Migration of periodontal ligament fibroblasts on nanometric topographical patterns: influence of filopodia and focal adhesions on contact guidance.

• Main Authors: Douglas W Hamilton, Christine J Oates, Abdollah Hasanzadeh, Silvia Mittler
• Format: Article
• Language: English
• Published: Public Library of Science (PLoS) 2010-01-01
• Series: PLoS ONE
• Online Access: http://europepmc.org/articles/PMC2995739?pdf=render

Considered to be the "holy grail" of dentistry, regeneration of the periodontal ligament in humans remains a major clinical problem. Removal of bacterial biofilms is commonly achieved using EDTA gels or lasers. One side effect of these treatment regimens is the etching of nanotopographies on the surface of the tooth. However, the response of periodontal ligament fibroblasts to such features has received very little attention. Using laser interference lithography, we fabricated precisely defined topographies with continuous or discontinuous nanogrooves to assess the adhesion, spreading and migration of PDL fibroblasts. PDL fibroblasts adhered to and spread on all tested surfaces, with initial spreading and focal adhesion formation slower on discontinuous nanogrooves. Cells had a significantly smaller planar area on both continuous and discontinuous nanogrooves in comparison with cells on non-patterned controls. At 24 h post seeding, cells on both types of nanogrooves were highly elongated parallel to the groove long axis. Time-lapse video microscopy revealed that PDL fibroblast movement was guided on both types of grooves, but migration velocity was not significantly different from cells cultured on non-patterned controls.
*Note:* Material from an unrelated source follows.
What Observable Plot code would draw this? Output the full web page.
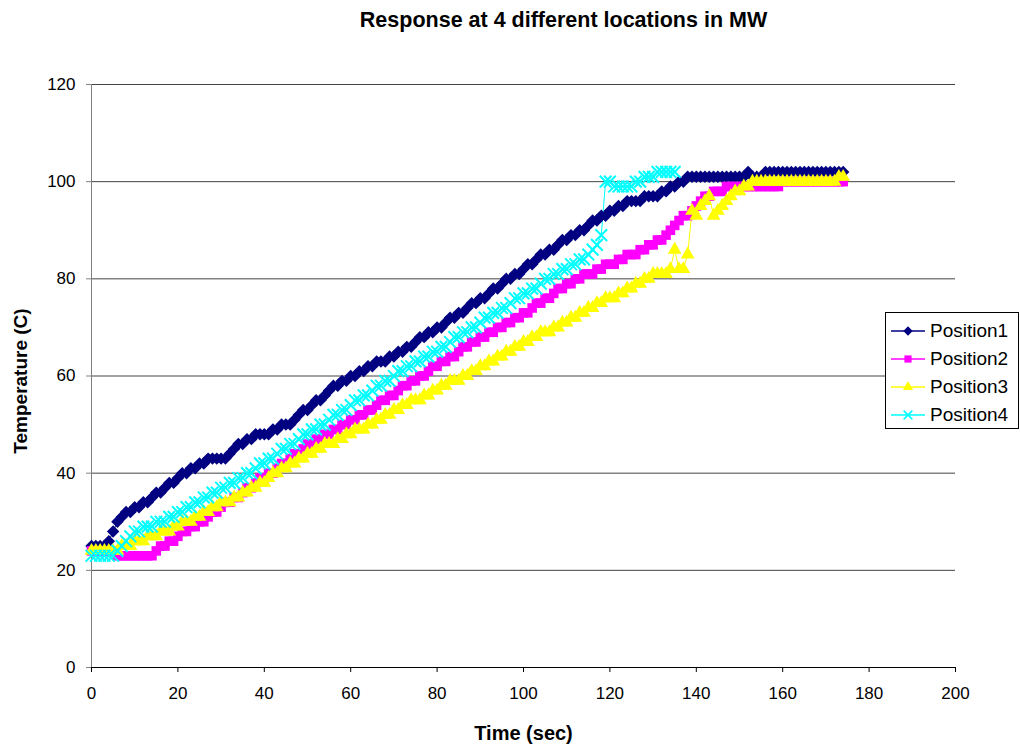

Analysis of filopodia formation using time-lapse video microscopy and labeling of vinculin and F-actin revealed that on nanogrooves, filopodia were highly aligned at both ends of the cell, but with increasing time filopodia and membrane protrusions developed at the side of the cell perpendicular to the cell long axis. We conclude that periodontal ligament fibroblasts are sensitive to nanotopographical depths of 85-100 µm, which could be utilized in regeneration of the periodontal ligament.